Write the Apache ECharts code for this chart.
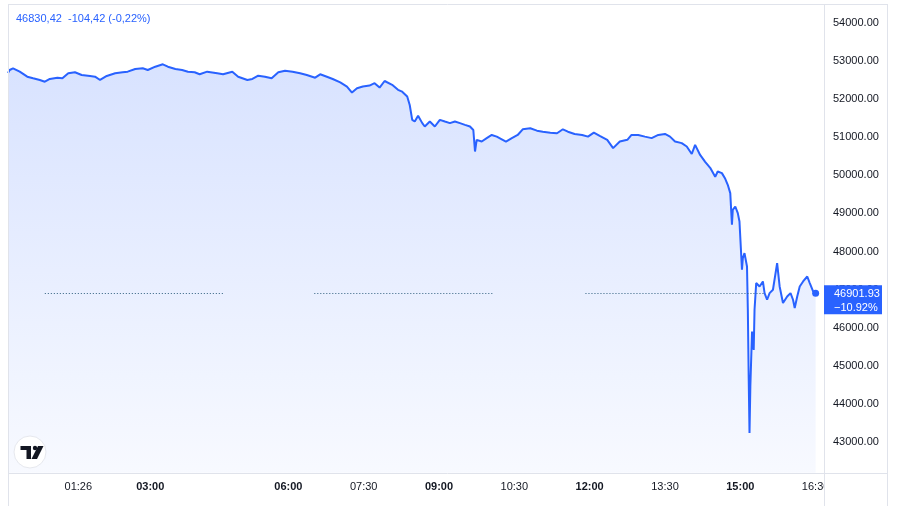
<!DOCTYPE html>
<html><head><meta charset="utf-8">
<script src="https://cdn.jsdelivr.net/npm/echarts@6/dist/echarts.min.js"></script>
<style>html,body{margin:0;padding:0;background:#fff}#c{width:900px;height:506px}</style>
</head><body><div id="c"></div>
<script>
// Bar index (1-minute logical bars along the compressed time scale)
const bars = [0,2,6,14,23,30,38,44,50,59,65,72,80,88,98,104,110,118,128,137,143,152,161,167,176,185,191,200,208,215,223,229,238,250,257,268,275,286,292,299,307,315,323,331,340,349,357,367,373,381,388,397,405,411,417,424,432,438,444,450,459,466,471,477,480,483,486,490,495,498,504,510,516,522,528,534,540,546,552,556,558,560,566,572,578,584,590,595,602,609,615,624,632,639,648,656,663,669,677,686,693,700,707,716,723,731,740,745,753,761,769,777,785,791,797,805,811,817,821,827,833,839,845,848,853,857,860,863,865,866,869,872,874,877,878,880,883,884,885,886,887,889,891,892,894,898,902,904,907,910,914,919,922,926,931,935,938,940,943,946,950,955,958,962,965];
const prices = [52688,52766,52811,52722,52590,52548,52504,52459,52530,52564,52548,52680,52706,52635,52609,52590,52504,52609,52680,52706,52722,52793,52811,52766,52853,52916,52853,52793,52766,52722,52706,52653,52722,52680,52653,52722,52590,52504,52530,52617,52590,52548,52706,52748,52722,52680,52635,52564,52653,52590,52530,52443,52331,52174,52286,52331,52358,52421,52305,52477,52376,52245,52196,52069,51847,51457,51413,51562,51371,51282,51413,51282,51457,51413,51371,51413,51371,51326,51282,51191,50625,50932,50888,50977,51060,51016,50947,50888,50977,51060,51209,51236,51173,51146,51120,51104,51209,51146,51086,51060,51016,51120,51034,50929,50714,50888,50932,51060,51060,51016,50977,51060,51086,51016,50888,50846,50757,50561,50801,50535,50355,50198,49961,50100,50058,49909,49751,49533,48701,49095,49182,49008,48788,47520,47827,47958,47607,46470,44719,43233,44453,45897,45416,46470,47171,47082,47213,46908,46733,46908,46995,47696,47082,46646,46819,46908,46733,46515,46819,47082,47213,47344,47171,46950,46902];
const tickBars = [84,170,335,425,515,605,695,785,875,965];
const tickLabels = ['01:26','03:00','06:00','07:30','09:00','10:30','12:00','13:30','15:00','16:30'];
const boldTicks = ['03:00','06:00','09:00','12:00','15:00'];
const headerText = '46830,42  -104,42 (-0,22%)';
const lastPrice = 46901.93;
const lastChange = '\u221210.92%';
const refLineValue = 46902;
const refLineSegments = [[44,259],[366,581],[690,905]];

const BLUE = '#2962FF';
const FRAME = '#e0e3eb';
const FONT = 'Liberation Sans, Arial, sans-serif';

const chart = echarts.init(document.getElementById('c'), null, {renderer:'canvas'});

const data = bars.map((b,i)=>{
  if (i === bars.length-1) return {value:[b, prices[i]], symbol:'circle', symbolSize:7, itemStyle:{color:BLUE}};
  return [b, prices[i]];
});

chart.setOption({
  animation:false,
  backgroundColor:'#ffffff',
  grid:{left:8, top:4, width:816, height:476, containLabel:false},
  xAxis:{
    type:'value', min:0, max:975,
    axisLine:{show:false}, axisTick:{show:false}, splitLine:{show:false},
    axisLabel:{
      customValues: tickBars,
      margin:1, fontSize:11, color:'#131722', fontFamily:FONT,
      formatter:(v)=>{
        const k = tickBars.indexOf(Math.round(v));
        if (k<0) return '';
        const l = tickLabels[k];
        return boldTicks.includes(l) ? '{b|'+l+'}' : l;
      },
      rich:{b:{fontWeight:'bold', fontSize:11, color:'#131722', fontFamily:FONT}}
    }
  },
  yAxis:{
    type:'value', position:'right', min:42000, max:54499, interval:1000,
    axisLine:{show:false}, axisTick:{show:false}, splitLine:{show:false},
    axisLabel:{
      showMinLabel:false, showMaxLabel:false, margin:9, align:'left',
      fontSize:11, color:'#131722', fontFamily:FONT,
      formatter:(v)=>(v % 1000 === 0 ? v.toFixed(2) : '')
    }
  },
  series:[{
    type:'line', data:data, symbol:'none', showSymbol:true,
    lineStyle:{color:BLUE, width:2},
    itemStyle:{color:BLUE},
    areaStyle:{
      origin:42188,
      color:{type:'linear', x:0, y:0, x2:0, y2:1, colorStops:[
        {offset:0, color:'rgba(41,98,255,0.26)'},
        {offset:1, color:'rgba(41,98,255,0.05)'}
      ]}
    },
    markLine:{
      silent:true, symbol:['none','none'], label:{show:false},
      lineStyle:{type:[1,2], color:'#2f5f7e', width:1},
      data: refLineSegments.map(s=>[{coord:[s[0], refLineValue]},{coord:[s[1], refLineValue]}])
    }
  }]
});

const yLast = chart.convertToPixel({yAxisIndex:0}, lastPrice);

chart.setOption({
  graphic:[
    {type:'rect', id:'panelCover', z:90, shape:{x:825, y:474, width:75, height:32}, style:{fill:'#ffffff'}},
    {type:'line', id:'fTop', z:100, shape:{x1:8, y1:4.5, x2:887, y2:4.5}, style:{stroke:FRAME, lineWidth:1}},
    {type:'line', id:'fLeft', z:100, shape:{x1:8.5, y1:4, x2:8.5, y2:506}, style:{stroke:FRAME, lineWidth:1}},
    {type:'line', id:'fAxis', z:100, shape:{x1:824.5, y1:4, x2:824.5, y2:506}, style:{stroke:FRAME, lineWidth:1}},
    {type:'line', id:'fRight', z:100, shape:{x1:887.5, y1:4, x2:887.5, y2:506}, style:{stroke:FRAME, lineWidth:1}},
    {type:'line', id:'fBottom', z:100, shape:{x1:8, y1:473.5, x2:887, y2:473.5}, style:{stroke:FRAME, lineWidth:1}},
    {type:'text', id:'header', z:100, left:16, top:13, style:{text:headerText, fill:BLUE, font:'11px '+FONT}},
    {type:'group', id:'priceTag', z:100, children:[
      {type:'rect', z:100, shape:{x:824, y:yLast-8, width:58, height:29}, style:{fill:BLUE}},
      {type:'text', z:101, x:834, y:yLast+1, style:{text:lastPrice.toFixed(2), fill:'#ffffff', font:'11px '+FONT, verticalAlign:'middle'}},
      {type:'text', z:101, x:834, y:yLast+15, style:{text:lastChange, fill:'#ffffff', font:'11px '+FONT, verticalAlign:'middle'}}
    ]},
    {type:'group', id:'logo', z:100, children:[
      {type:'circle', z:100, shape:{cx:30, cy:452, r:16}, style:{fill:'#ffffff', stroke:'#e6e8ee', lineWidth:1}},
      {type:'polygon', z:101, shape:{points:[[20.5,446],[31,446],[31,459],[26.5,459],[26.5,450],[20.5,450]]}, style:{fill:'#131722'}},
      {type:'circle', z:101, shape:{cx:35, cy:448, r:2.2}, style:{fill:'#131722'}},
      {type:'polygon', z:101, shape:{points:[[38,446],[43.5,446],[37,459],[31.5,459]]}, style:{fill:'#131722'}}
    ]}
  ]
});
</script>
</body></html>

## What is needed
Repeat the material verbatim. Do not carry over any picture.

## Task output
Write the Apache ECharts code for this chart.
<!DOCTYPE html>
<html><head><meta charset="utf-8">
<script src="https://cdn.jsdelivr.net/npm/echarts@6/dist/echarts.min.js"></script>
<style>html,body{margin:0;padding:0;background:#fff}#c{width:900px;height:506px}</style>
</head><body><div id="c"></div>
<script>
// Bar index (1-minute logical bars along the compressed time scale)
const bars = [0,2,6,14,23,30,38,44,50,59,65,72,80,88,98,104,110,118,128,137,143,152,161,167,176,185,191,200,208,215,223,229,238,250,257,268,275,286,292,299,307,315,323,331,340,349,357,367,373,381,388,397,405,411,417,424,432,438,444,450,459,466,471,477,480,483,486,490,495,498,504,510,516,522,528,534,540,546,552,556,558,560,566,572,578,584,590,595,602,609,615,624,632,639,648,656,663,669,677,686,693,700,707,716,723,731,740,745,753,761,769,777,785,791,797,805,811,817,821,827,833,839,845,848,853,857,860,863,865,866,869,872,874,877,878,880,883,884,885,886,887,889,891,892,894,898,902,904,907,910,914,919,922,926,931,935,938,940,943,946,950,955,958,962,965];
const prices = [52688,52766,52811,52722,52590,52548,52504,52459,52530,52564,52548,52680,52706,52635,52609,52590,52504,52609,52680,52706,52722,52793,52811,52766,52853,52916,52853,52793,52766,52722,52706,52653,52722,52680,52653,52722,52590,52504,52530,52617,52590,52548,52706,52748,52722,52680,52635,52564,52653,52590,52530,52443,52331,52174,52286,52331,52358,52421,52305,52477,52376,52245,52196,52069,51847,51457,51413,51562,51371,51282,51413,51282,51457,51413,51371,51413,51371,51326,51282,51191,50625,50932,50888,50977,51060,51016,50947,50888,50977,51060,51209,51236,51173,51146,51120,51104,51209,51146,51086,51060,51016,51120,51034,50929,50714,50888,50932,51060,51060,51016,50977,51060,51086,51016,50888,50846,50757,50561,50801,50535,50355,50198,49961,50100,50058,49909,49751,49533,48701,49095,49182,49008,48788,47520,47827,47958,47607,46470,44719,43233,44453,45897,45416,46470,47171,47082,47213,46908,46733,46908,46995,47696,47082,46646,46819,46908,46733,46515,46819,47082,47213,47344,47171,46950,46902];
const tickBars = [84,170,335,425,515,605,695,785,875,965];
const tickLabels = ['01:26','03:00','06:00','07:30','09:00','10:30','12:00','13:30','15:00','16:30'];
const boldTicks = ['03:00','06:00','09:00','12:00','15:00'];
const headerText = '46830,42  -104,42 (-0,22%)';
const lastPrice = 46901.93;
const lastChange = '\u221210.92%';
const refLineValue = 46902;
const refLineSegments = [[44,259],[366,581],[690,905]];

const BLUE = '#2962FF';
const FRAME = '#e0e3eb';
const FONT = 'Liberation Sans, Arial, sans-serif';

const chart = echarts.init(document.getElementById('c'), null, {renderer:'canvas'});

const data = bars.map((b,i)=>{
  if (i === bars.length-1) return {value:[b, prices[i]], symbol:'circle', symbolSize:7, itemStyle:{color:BLUE}};
  return [b, prices[i]];
});

chart.setOption({
  animation:false,
  backgroundColor:'#ffffff',
  grid:{left:8, top:4, width:816, height:476, containLabel:false},
  xAxis:{
    type:'value', min:0, max:975,
    axisLine:{show:false}, axisTick:{show:false}, splitLine:{show:false},
    axisLabel:{
      customValues: tickBars,
      margin:1, fontSize:11, color:'#131722', fontFamily:FONT,
      formatter:(v)=>{
        const k = tickBars.indexOf(Math.round(v));
        if (k<0) return '';
        const l = tickLabels[k];
        return boldTicks.includes(l) ? '{b|'+l+'}' : l;
      },
      rich:{b:{fontWeight:'bold', fontSize:11, color:'#131722', fontFamily:FONT}}
    }
  },
  yAxis:{
    type:'value', position:'right', min:42000, max:54499, interval:1000,
    axisLine:{show:false}, axisTick:{show:false}, splitLine:{show:false},
    axisLabel:{
      showMinLabel:false, showMaxLabel:false, margin:9, align:'left',
      fontSize:11, color:'#131722', fontFamily:FONT,
      formatter:(v)=>(v % 1000 === 0 ? v.toFixed(2) : '')
    }
  },
  series:[{
    type:'line', data:data, symbol:'none', showSymbol:true,
    lineStyle:{color:BLUE, width:2},
    itemStyle:{color:BLUE},
    areaStyle:{
      origin:42188,
      color:{type:'linear', x:0, y:0, x2:0, y2:1, colorStops:[
        {offset:0, color:'rgba(41,98,255,0.26)'},
        {offset:1, color:'rgba(41,98,255,0.05)'}
      ]}
    },
    markLine:{
      silent:true, symbol:['none','none'], label:{show:false},
      lineStyle:{type:[1,2], color:'#2f5f7e', width:1},
      data: refLineSegments.map(s=>[{coord:[s[0], refLineValue]},{coord:[s[1], refLineValue]}])
    }
  }]
});

const yLast = chart.convertToPixel({yAxisIndex:0}, lastPrice);

chart.setOption({
  graphic:[
    {type:'rect', id:'panelCover', z:90, shape:{x:825, y:474, width:75, height:32}, style:{fill:'#ffffff'}},
    {type:'line', id:'fTop', z:100, shape:{x1:8, y1:4.5, x2:887, y2:4.5}, style:{stroke:FRAME, lineWidth:1}},
    {type:'line', id:'fLeft', z:100, shape:{x1:8.5, y1:4, x2:8.5, y2:506}, style:{stroke:FRAME, lineWidth:1}},
    {type:'line', id:'fAxis', z:100, shape:{x1:824.5, y1:4, x2:824.5, y2:506}, style:{stroke:FRAME, lineWidth:1}},
    {type:'line', id:'fRight', z:100, shape:{x1:887.5, y1:4, x2:887.5, y2:506}, style:{stroke:FRAME, lineWidth:1}},
    {type:'line', id:'fBottom', z:100, shape:{x1:8, y1:473.5, x2:887, y2:473.5}, style:{stroke:FRAME, lineWidth:1}},
    {type:'text', id:'header', z:100, left:16, top:13, style:{text:headerText, fill:BLUE, font:'11px '+FONT}},
    {type:'group', id:'priceTag', z:100, children:[
      {type:'rect', z:100, shape:{x:824, y:yLast-8, width:58, height:29}, style:{fill:BLUE}},
      {type:'text', z:101, x:834, y:yLast+1, style:{text:lastPrice.toFixed(2), fill:'#ffffff', font:'11px '+FONT, verticalAlign:'middle'}},
      {type:'text', z:101, x:834, y:yLast+15, style:{text:lastChange, fill:'#ffffff', font:'11px '+FONT, verticalAlign:'middle'}}
    ]},
    {type:'group', id:'logo', z:100, children:[
      {type:'circle', z:100, shape:{cx:30, cy:452, r:16}, style:{fill:'#ffffff', stroke:'#e6e8ee', lineWidth:1}},
      {type:'polygon', z:101, shape:{points:[[20.5,446],[31,446],[31,459],[26.5,459],[26.5,450],[20.5,450]]}, style:{fill:'#131722'}},
      {type:'circle', z:101, shape:{cx:35, cy:448, r:2.2}, style:{fill:'#131722'}},
      {type:'polygon', z:101, shape:{points:[[38,446],[43.5,446],[37,459],[31.5,459]]}, style:{fill:'#131722'}}
    ]}
  ]
});
</script>
</body></html>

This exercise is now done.